EXERCISE. Quote only the part that opens with the line containing "Clone this diagram in TikZ." and closes with the line containing "(l2) at (523,243);". Keep both of those lines.
--------------------------------
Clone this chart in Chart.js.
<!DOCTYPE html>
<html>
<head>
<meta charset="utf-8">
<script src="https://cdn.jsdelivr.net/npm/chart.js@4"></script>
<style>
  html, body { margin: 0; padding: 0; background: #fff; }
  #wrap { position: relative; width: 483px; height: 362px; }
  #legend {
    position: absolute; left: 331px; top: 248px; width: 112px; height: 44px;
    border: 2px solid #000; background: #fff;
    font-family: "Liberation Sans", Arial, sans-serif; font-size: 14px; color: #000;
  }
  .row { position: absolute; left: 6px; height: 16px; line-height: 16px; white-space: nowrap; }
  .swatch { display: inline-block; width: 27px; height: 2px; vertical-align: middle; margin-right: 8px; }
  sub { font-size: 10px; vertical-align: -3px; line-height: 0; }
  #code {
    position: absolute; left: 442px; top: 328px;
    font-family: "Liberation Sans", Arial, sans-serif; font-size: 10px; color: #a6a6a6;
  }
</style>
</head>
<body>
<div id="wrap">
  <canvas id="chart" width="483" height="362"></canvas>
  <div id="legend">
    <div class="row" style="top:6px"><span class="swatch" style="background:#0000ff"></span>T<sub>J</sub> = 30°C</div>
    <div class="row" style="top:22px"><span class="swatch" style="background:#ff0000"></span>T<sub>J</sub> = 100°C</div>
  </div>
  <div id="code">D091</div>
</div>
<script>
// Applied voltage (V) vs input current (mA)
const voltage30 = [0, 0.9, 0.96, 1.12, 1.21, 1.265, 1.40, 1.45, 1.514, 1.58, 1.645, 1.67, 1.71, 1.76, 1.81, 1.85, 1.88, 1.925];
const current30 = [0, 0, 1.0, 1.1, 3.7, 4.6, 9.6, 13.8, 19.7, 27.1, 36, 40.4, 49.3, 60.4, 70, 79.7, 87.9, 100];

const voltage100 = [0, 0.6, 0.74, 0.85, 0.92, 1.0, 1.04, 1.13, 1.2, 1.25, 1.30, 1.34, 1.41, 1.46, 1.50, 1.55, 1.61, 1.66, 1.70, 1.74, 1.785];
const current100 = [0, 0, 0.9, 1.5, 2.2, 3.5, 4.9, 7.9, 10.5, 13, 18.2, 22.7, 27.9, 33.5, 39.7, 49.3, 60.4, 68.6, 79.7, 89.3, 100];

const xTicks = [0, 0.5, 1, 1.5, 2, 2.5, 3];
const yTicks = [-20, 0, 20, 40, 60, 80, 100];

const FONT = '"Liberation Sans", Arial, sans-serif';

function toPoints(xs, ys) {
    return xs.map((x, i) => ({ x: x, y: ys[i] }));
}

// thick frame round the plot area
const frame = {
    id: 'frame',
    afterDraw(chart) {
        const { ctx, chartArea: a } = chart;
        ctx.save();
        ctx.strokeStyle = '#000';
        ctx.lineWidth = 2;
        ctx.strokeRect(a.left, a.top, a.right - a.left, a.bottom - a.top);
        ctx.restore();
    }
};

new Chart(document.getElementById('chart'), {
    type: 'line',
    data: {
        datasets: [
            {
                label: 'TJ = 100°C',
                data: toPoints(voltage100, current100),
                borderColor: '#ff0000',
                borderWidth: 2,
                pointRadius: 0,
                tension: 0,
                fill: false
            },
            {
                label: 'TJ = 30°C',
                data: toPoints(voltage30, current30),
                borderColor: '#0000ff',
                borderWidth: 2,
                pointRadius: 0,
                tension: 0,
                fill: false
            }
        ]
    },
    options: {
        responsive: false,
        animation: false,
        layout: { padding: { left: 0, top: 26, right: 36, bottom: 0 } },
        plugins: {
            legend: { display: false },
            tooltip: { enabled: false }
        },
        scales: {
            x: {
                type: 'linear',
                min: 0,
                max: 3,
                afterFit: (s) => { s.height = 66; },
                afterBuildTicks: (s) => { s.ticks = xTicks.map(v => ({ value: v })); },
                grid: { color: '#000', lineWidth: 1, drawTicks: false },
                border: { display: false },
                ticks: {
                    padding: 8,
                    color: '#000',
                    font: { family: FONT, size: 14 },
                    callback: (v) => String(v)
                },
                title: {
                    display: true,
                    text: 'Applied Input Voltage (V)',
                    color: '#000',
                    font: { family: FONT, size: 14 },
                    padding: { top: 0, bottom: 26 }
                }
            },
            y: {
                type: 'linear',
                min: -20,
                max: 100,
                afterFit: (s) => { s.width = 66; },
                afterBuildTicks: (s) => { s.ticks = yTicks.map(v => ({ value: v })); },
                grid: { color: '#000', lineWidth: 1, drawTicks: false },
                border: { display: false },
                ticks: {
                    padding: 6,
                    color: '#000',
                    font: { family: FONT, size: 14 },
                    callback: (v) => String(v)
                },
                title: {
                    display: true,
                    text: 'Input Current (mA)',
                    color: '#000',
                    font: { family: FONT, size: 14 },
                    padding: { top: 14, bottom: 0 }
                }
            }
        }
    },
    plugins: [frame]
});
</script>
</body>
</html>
--------------------------------
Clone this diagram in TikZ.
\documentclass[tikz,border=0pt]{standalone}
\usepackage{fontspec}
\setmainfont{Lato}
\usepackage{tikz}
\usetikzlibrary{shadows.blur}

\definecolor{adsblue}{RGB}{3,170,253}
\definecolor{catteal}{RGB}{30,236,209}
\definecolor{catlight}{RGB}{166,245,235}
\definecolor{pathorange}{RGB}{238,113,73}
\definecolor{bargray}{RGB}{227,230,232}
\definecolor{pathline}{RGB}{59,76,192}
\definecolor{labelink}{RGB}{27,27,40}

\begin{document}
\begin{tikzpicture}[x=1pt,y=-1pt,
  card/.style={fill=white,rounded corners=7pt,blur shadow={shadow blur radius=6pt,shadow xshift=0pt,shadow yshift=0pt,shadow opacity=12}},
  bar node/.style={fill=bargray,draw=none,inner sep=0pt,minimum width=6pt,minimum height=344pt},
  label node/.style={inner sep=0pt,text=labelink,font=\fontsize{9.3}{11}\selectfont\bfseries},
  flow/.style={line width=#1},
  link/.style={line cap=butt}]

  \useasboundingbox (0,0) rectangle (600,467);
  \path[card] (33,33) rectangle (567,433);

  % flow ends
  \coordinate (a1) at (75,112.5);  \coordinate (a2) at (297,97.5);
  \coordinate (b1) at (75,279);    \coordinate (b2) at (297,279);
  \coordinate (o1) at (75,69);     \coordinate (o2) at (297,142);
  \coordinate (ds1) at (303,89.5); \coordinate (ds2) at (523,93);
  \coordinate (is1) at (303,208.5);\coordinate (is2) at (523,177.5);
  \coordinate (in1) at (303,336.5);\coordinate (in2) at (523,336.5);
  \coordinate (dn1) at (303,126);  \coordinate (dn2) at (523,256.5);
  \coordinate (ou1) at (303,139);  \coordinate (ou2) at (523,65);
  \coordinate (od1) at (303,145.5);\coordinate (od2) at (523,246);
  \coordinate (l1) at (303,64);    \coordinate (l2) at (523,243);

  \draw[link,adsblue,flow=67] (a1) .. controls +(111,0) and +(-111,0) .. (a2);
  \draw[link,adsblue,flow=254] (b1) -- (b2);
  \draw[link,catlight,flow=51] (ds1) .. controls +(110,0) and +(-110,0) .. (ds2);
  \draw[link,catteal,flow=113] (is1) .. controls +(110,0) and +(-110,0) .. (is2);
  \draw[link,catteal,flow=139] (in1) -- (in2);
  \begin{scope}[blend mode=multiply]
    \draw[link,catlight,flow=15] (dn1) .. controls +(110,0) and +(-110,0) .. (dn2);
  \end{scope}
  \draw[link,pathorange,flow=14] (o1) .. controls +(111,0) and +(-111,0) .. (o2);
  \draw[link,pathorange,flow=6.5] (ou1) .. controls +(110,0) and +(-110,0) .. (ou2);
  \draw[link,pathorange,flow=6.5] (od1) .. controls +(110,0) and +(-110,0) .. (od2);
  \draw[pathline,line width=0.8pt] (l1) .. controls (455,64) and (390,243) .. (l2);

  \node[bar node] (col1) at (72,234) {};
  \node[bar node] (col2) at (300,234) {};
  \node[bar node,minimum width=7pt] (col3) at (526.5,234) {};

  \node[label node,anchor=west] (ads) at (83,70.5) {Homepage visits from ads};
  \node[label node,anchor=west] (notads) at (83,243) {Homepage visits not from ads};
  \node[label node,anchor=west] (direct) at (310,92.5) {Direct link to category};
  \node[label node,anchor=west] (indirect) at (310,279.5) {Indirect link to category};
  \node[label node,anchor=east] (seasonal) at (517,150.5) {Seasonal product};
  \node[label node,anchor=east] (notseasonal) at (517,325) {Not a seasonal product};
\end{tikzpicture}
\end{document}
--------------------------------
COMPLETED TASK.
Clone this diagram in TikZ.
\documentclass[tikz,border=0pt]{standalone}
\usepackage{fontspec}
\setmainfont{Lato}
\usepackage{tikz}
\usetikzlibrary{shadows.blur}

\definecolor{adsblue}{RGB}{3,170,253}
\definecolor{catteal}{RGB}{30,236,209}
\definecolor{catlight}{RGB}{166,245,235}
\definecolor{pathorange}{RGB}{238,113,73}
\definecolor{bargray}{RGB}{227,230,232}
\definecolor{pathline}{RGB}{59,76,192}
\definecolor{labelink}{RGB}{27,27,40}

\begin{document}
\begin{tikzpicture}[x=1pt,y=-1pt,
  card/.style={fill=white,rounded corners=7pt,blur shadow={shadow blur radius=6pt,shadow xshift=0pt,shadow yshift=0pt,shadow opacity=12}},
  bar node/.style={fill=bargray,draw=none,inner sep=0pt,minimum width=6pt,minimum height=344pt},
  label node/.style={inner sep=0pt,text=labelink,font=\fontsize{9.3}{11}\selectfont\bfseries},
  flow/.style={line width=#1},
  link/.style={line cap=butt}]

  \useasboundingbox (0,0) rectangle (600,467);
  \path[card] (33,33) rectangle (567,433);

  % flow ends
  \coordinate (a1) at (75,112.5);  \coordinate (a2) at (297,97.5);
  \coordinate (b1) at (75,279);    \coordinate (b2) at (297,279);
  \coordinate (o1) at (75,69);     \coordinate (o2) at (297,142);
  \coordinate (ds1) at (303,89.5); \coordinate (ds2) at (523,93);
  \coordinate (is1) at (303,208.5);\coordinate (is2) at (523,177.5);
  \coordinate (in1) at (303,336.5);\coordinate (in2) at (523,336.5);
  \coordinate (dn1) at (303,126);  \coordinate (dn2) at (523,256.5);
  \coordinate (ou1) at (303,139);  \coordinate (ou2) at (523,65);
  \coordinate (od1) at (303,145.5);\coordinate (od2) at (523,246);
  \coordinate (l1) at (303,64);    \coordinate (l2) at (523,243);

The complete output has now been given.